La lluvia me ha hecho siempre muy feliz: sea porque su presencia apacienta mi alma, o bien, por su intención de enfrentarme a situaciones complicadas; al final de cuentas son sólo pruebas sorpresa, superarlas también traen alegría.
Andando en la sierra de Oaxaca, hace algunos años, el sueño y la ignorancia me hicieron tomar la carretera equivocada. El desvelo de las muchas horas en el camino y obnubilada por los interminables voladeros apenas delimitados por zacate verde, no me permite hoy recordar con precisión cómo sucedió el accidente, pero estoy cierta de que mi ángel de la guarda puso, justo en ese tramo del camino, un pequeño cerro que detuvo mi caída libre.
Ya de por sí tenía sobre mi preocupación que la persona a quien fui a buscar hasta Quintana Roo, y quien debía guiarme para mi reportaje, se presentó tarde y con un legajo de folletos turísticos para dejarme entre la selva, sin saber qué decidir y aún con el escozor de un chile habanero que comí en un puesto del camino.
El otro vehículo era un autobús de pasajeros que poco se preocupó de la situación de mi auto, al que por cierto fue necesario cortar un trozo de polvera, pero además quedó sin luz y fue necesario usar una lamparita de mano para avisar a los conductores en contrasentido que por ahí iba alguien más que avanzando, penando.
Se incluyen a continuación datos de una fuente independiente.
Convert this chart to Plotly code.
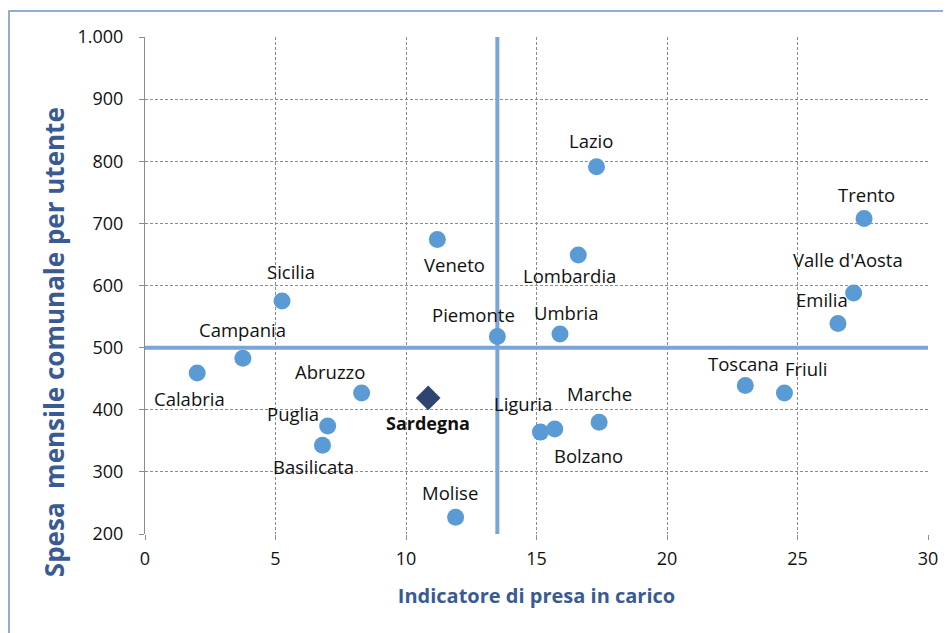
import plotly.graph_objects as go

# dati regionali
regioni = ['Calabria', 'Campania', 'Sicilia', 'Abruzzo', 'Puglia', 'Basilicata', 'Veneto',
           'Molise', 'Piemonte', 'Lazio', 'Lombardia', 'Umbria', 'Liguria', 'Bolzano',
           'Marche', 'Toscana', 'Friuli', 'Emilia', "Valle d'Aosta", 'Trento']
presa_in_carico = [2.0, 3.75, 5.25, 8.3, 7.0, 6.8, 11.2,
                   11.9, 13.5, 17.3, 16.6, 15.9, 15.15, 15.7,
                   17.4, 23.0, 24.5, 26.55, 27.15, 27.55]
spesa_mensile = [459, 483, 575, 427, 374, 343, 674,
                 227, 518, 791, 649, 522, 364, 369,
                 380, 439, 427, 539, 588, 708]

sardegna_x = [10.85]
sardegna_y = [419]

media_x = 13.5
media_y = 500

# spostamento etichette in pixel (dx, dy)
offset_etichette = [(-8, -25), (0, 29), (9, 30), (-32, 21), (-35, 12), (-9, -21), (17, -25),
                    (-6, 25), (-24, 22), (-6, 26), (-9, -20), (6, 21), (-17, 29), (34, -26),
                    (0, 29), (-2, 22), (22, 24), (-16, 24), (-6, 33), (2, 24)]

fig = go.Figure()

# linee di riferimento
fig.add_trace(go.Scatter(x=[0, 30], y=[media_y, media_y], mode='lines',
                         line=dict(color='#7ba4d9', width=4), hoverinfo='skip', showlegend=False))
fig.add_trace(go.Scatter(x=[media_x, media_x], y=[200, 1000], mode='lines',
                         line=dict(color='#7ba4d9', width=4), hoverinfo='skip', showlegend=False))

fig.add_trace(go.Scatter(x=presa_in_carico, y=spesa_mensile, mode='markers', text=regioni,
                         marker=dict(color='#5b9bd5', size=17, symbol='circle'), showlegend=False))
fig.add_trace(go.Scatter(x=sardegna_x, y=sardegna_y, mode='markers', text=['Sardegna'],
                         marker=dict(color='#2e4473', size=19, symbol='diamond'), showlegend=False))

for nome, x, y, (dx, dy) in zip(regioni, presa_in_carico, spesa_mensile, offset_etichette):
    fig.add_annotation(x=x, y=y, text=nome, showarrow=False, xshift=dx, yshift=dy,
                       font=dict(family='Open Sans', size=18.5, color='#111111'))
fig.add_annotation(x=sardegna_x[0], y=sardegna_y[0], text='<b>Sardegna</b>', showarrow=False,
                   xshift=0, yshift=-25, font=dict(family='Open Sans', size=18, color='#111111'))

# titolo asse y (spostato verso il basso come nell'originale)
fig.add_annotation(xref='paper', yref='paper', x=-0.1162, y=0.386, textangle=-90,
                   xanchor='center', yanchor='middle',
                   text='<b>Spesa  mensile comunale per utente</b>', showarrow=False,
                   font=dict(family='Open Sans', size=26, color='#3a5a94'))

# cornice esterna (la pagina ha 8px di margine)
fig.add_shape(type='rect', xref='paper', yref='paper', x0=-0.1737, x1=1.2, y0=-0.4, y1=1.0523,
              line=dict(color='#7291c8', width=1.5), fillcolor='rgba(0,0,0,0)', layer='below')

fig.update_xaxes(range=[0, 30], dtick=5, showgrid=True, gridcolor='#8c8c8c', griddash='3px,2px',
                 gridwidth=1, zeroline=False, showline=False, ticks='outside', ticklen=5,
                 tickcolor='#8c8c8c', ticklabelstandoff=3,
                 tickfont=dict(family='Open Sans', size=18, color='#111111'),
                 title=dict(text='<b>Indicatore di presa in carico</b>', standoff=20,
                            font=dict(family='Open Sans', size=20, color='#3a5a94')))
fig.update_yaxes(range=[200, 1000], dtick=100, tickformat=',d', showgrid=True, gridcolor='#8c8c8c',
                 griddash='3px,2px', gridwidth=1, zeroline=False, showline=True, linecolor='#8c8c8c',
                 ticks='outside', ticklen=5, tickcolor='#8c8c8c', ticklabelstandoff=12,
                 tickfont=dict(family='Open Sans', size=18, color='#111111'))

fig.update_layout(width=943, height=625, separators=',.',
                  margin=dict(l=137, r=23, t=29, b=99),
                  plot_bgcolor='white', paper_bgcolor='white')

fig.write_html("out.html")
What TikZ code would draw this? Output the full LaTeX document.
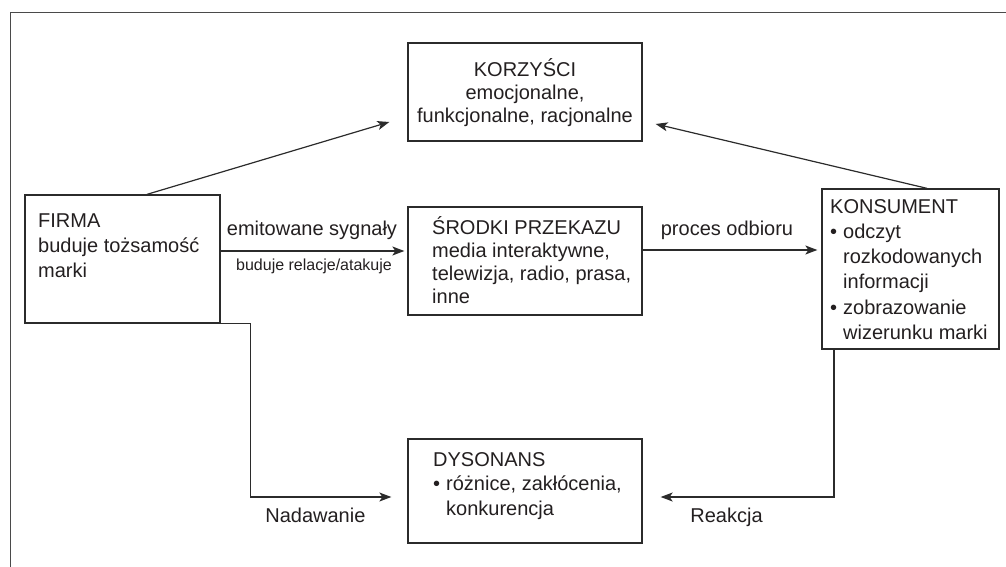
\documentclass[tikz,border=0pt]{standalone}
\usepackage{fontspec}
\setmainfont{Liberation Sans}
\usetikzlibrary{arrows.meta}

\definecolor{ink}{HTML}{231F20}
\definecolor{edge}{HTML}{2B2B2B}
\definecolor{framegray}{HTML}{4A4A4A}

\tikzset{
  box/.style={draw=edge, line width=1.3pt, rectangle, inner sep=0pt},
  boxtext/.style={inner sep=0pt, align=left, text=ink},
  arr/.style={draw=edge, line width=1.2pt, -{Stealth[length=12pt,width=9pt,inset=3pt]}},
  lbl/.style={text=ink, inner sep=0pt, font=\fontsize{20}{24}\selectfont},
  smalllbl/.style={text=ink, inner sep=0pt, font=\fontsize{16}{19}\selectfont},
  frameline/.style={draw=framegray, line width=0.9pt},
}
\newcommand{\bulletitem}{\makebox[13pt][l]{\textbullet}}
\newcommand{\bulletcont}{\makebox[13pt][l]{}}

\begin{document}
\begin{tikzpicture}[x=1pt, y=-1pt]
  \useasboundingbox (0,0) rectangle (1006,567);

  % outer frame (left and top edges only)
  \draw[frameline] (10,567) -- (10,12) -- (1006,12);

  % boxes
  \node[box, minimum width=195pt, minimum height=128pt] (firma)  at (122.5,259) {};
  \node[box, minimum width=234pt, minimum height=98pt]  (korz)   at (525,92) {};
  \node[box, minimum width=234pt, minimum height=108pt] (srodki) at (525,261) {};
  \node[box, minimum width=177pt, minimum height=160pt] (kons)   at (910.5,269) {};
  \node[box, minimum width=234pt, minimum height=104pt] (dys)    at (525,491) {};

  % box texts (anchored at the baseline of their last line)
  \node[boxtext, anchor=base west, font=\fontsize{20}{25}\selectfont] (firmatxt) at (38,277)
    {FIRMA\\buduje tożsamość\\marki};
  \node[boxtext, align=center, anchor=base, font=\fontsize{20}{23}\selectfont] (korztxt) at (525,123)
    {KORZYŚCI\\emocjonalne,\\funkcjonalne, racjonalne};
  \node[boxtext, anchor=base west, font=\fontsize{20}{23}\selectfont] (srodkitxt) at (432,303)
    {ŚRODKI PRZEKAZU\\media interaktywne,\\telewizja, radio, prasa,\\inne};
  \node[boxtext, anchor=base west, font=\fontsize{20}{25.3}\selectfont] (konstxt) at (830,339.5)
    {KONSUMENT\\\bulletitem odczyt\\\bulletcont rozkodowanych\\\bulletcont informacji\\\bulletitem zobrazowanie\\\bulletcont wizerunku marki};
  \node[boxtext, anchor=base west, font=\fontsize{20}{24.5}\selectfont] (dystxt) at (433,515)
    {DYSONANS\\\bulletitem różnice, zakłócenia,\\\bulletcont konkurencja};

  % connectors
  \draw[arr] ([xshift=24.5pt]firma.north) -- ([shift={(-18,30)}]korz.west);
  \draw[arr] ([xshift=16.5pt]kons.north) -- ([shift={(13,32)}]korz.east);

  \coordinate (e1) at ([yshift=8pt]firma.east);
  \draw[arr, shorten >=3pt] (e1) -- (e1 -| srodki.west)
    node[midway, lbl, anchor=base, yshift=16pt, xshift=-2pt] (lemit) {emitowane sygnały}
    node[midway, smalllbl, anchor=base, yshift=-19pt] (lrel) {buduje relacje/atakuje};

  \coordinate (s1) at ([yshift=11pt]srodki.east);
  \draw[arr, shorten >=4pt] (s1) -- (s1 -| kons.west)
    node[midway, lbl, anchor=base, yshift=15pt, xshift=-5pt] (lodb) {proces odbioru};

  \draw[arr] (firma.south east) -- ++(30,0)
    |- node[pos=0.73, lbl, anchor=base, yshift=-25pt] (lnad) {Nadawanie}
    ([shift={(-16,6)}]dys.west);

  \draw[arr] ([xshift=-76.5pt]kons.south)
    |- node[pos=0.81, lbl, anchor=base, yshift=-25pt] (lreak) {Reakcja}
    ([shift={(18,6)}]dys.east);
\end{tikzpicture}
\end{document}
Finalmente, un taller eléctrico resolvió el problema, pero en tanto se daban a la tarea manual, la radio no se cansó de describir cómo asaltaban en los caminos y las muchas muertes a machetazos en las comunidades. No podía postergar, como quiera, mi destino, y enfilé por la carretera hacia México en una noche muy larga e inventando versiones chuscas de la Ilíada para evitar que mi acompañante cayera en brazos de Morfeo.
Aún faltaban unos detalles: el bulto blanco en la carretera y la tormenta que tuvo a bien iniciar justo cuando me enteré que los limpiaparabrisas no funcionaban. Cuando libre la Ciudad de México, con el alba, aún me faltaban 12 horas de camino pero ya me sentía en casa.
Y viene todo esto porque ayer una tormenta oaxaqueña me impidió llegar al lugar seguro y electrónico. No puedo decir que me tomó por sorpresa porque la lluvia acá es cosa de todos los días, más bien me comió por boba como se dice en el juego de damas. Era imposible acelerar a más de 30 kilómetros por hora y el reloj, por más insistencias mías, no aceptó detenerse; a fin de cuentas, ésa es la razón por la que ayer no les hablé de Mitla, Hierve el Agua y Monte Albán.